Ora corria o ano de 1976, quando atendi um telefonema
dos Estaleiros de
Viana com um pedido bizarro, do meu jovem amigo engenheiro
Carlos Pimpão
a solicitar os meus bons ofícios para o ajudar à entrega e fazer sair
daquele porto, o primeiro polivalente
acabado, com o nome de Murtosa, por o representante da EPA ali, o tal
maquinista que já referi, não o querer receber sem que lhe fosse paga a
comissão em dinheiro, a que se considerava com direito.
No primeiro impulso, ainda pensei recusar, por razões e história
passada, porém eram os interesses da EPA que, servi uma vida inteira,
estavam em jogo, e reconsiderei.
Constituí um grupo comandado por um capitão da Marinha Mercante feito já
pescador, que enviei a Carlos Pimpão, recebera o Murtosa, saindo de
Viana e entrou em Aveiro.
Daqui, depois de equipado e municiado, fi-lo seguir para os mares da
Namíbia a pescar merlúcios capensis, fazendo base em Cape Town.
Aos três navios, Murtosa, seguido pelo Pardelhas e Calvão, tendo sido
imaginados para a pesca longínqua, mercê dos atropelos e disparates
sofridos na sua construção e montagem, / 162 /
ficara-lhes apenas porte e consumo diários, que os tornaram só
exploráveis, na pesca costeira.
Dos quatro jovens capitães da Marinha Mercante que, como pescadores os
comandaram, não posso deixar de os enaltecer e até louvar, por ter sido
com eles que aprendi a explorá-los, num período de grandes perturbações
sociais, não só em Portugal, como também em Cape Town, onde sozinhos
quase tudo resolviam.
Por serem três navios, embora degenerados mas iguais, constituí
quatro tripulações, para obviar às grandes paragens impostas pelo
Contrato de Trabalho, onde anos antes pontifiquei, a que dera em
paragens dos navios, incomportáveis economicamente.

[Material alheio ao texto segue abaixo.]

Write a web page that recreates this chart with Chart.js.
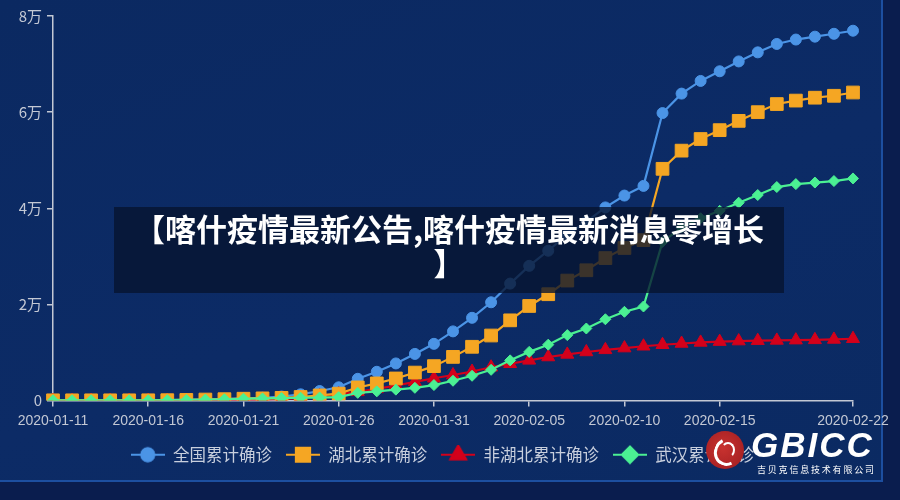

Assim, quando um dos navios parava, para a respectiva tripulação
regressar de avião a Portugal, cruzava-se no ar com outra, a ir para
Cape Town a substituí-la, e o navio continuar a pescar.
Por mais de 12 anos, neste vai e vem, houve médias anuais entre 10.000 e
12.000 toneladas de pescada, chegadas Aveiro em transportes frigoríficos
comerciais, ajudando a manter e dar continuidade à Empresa de Pesca de
Aveiro, SA.
Até que em 1989 me afastei da direcção destes serviços na EPA, além da
Namíbia, ao conquistar a sua independência, proibir a pesca nas suas
águas adjacentes.
Ainda em 1990, fazendo parte de uma Comissão chefiada pelo Secretário de
Estado das Pescas, viajamos a Pretória e a Windhock a tentar negociar a
nossa continuação ali, como até então.
Porém como sempre, a nossa única missão era pedir, sem quaisquer contra
partidas a dar ou trocar, acabando de lá regressarmos de mãos vazias e
abatê-las uma na outra, à moda do que antigamente faziam os brasileiros.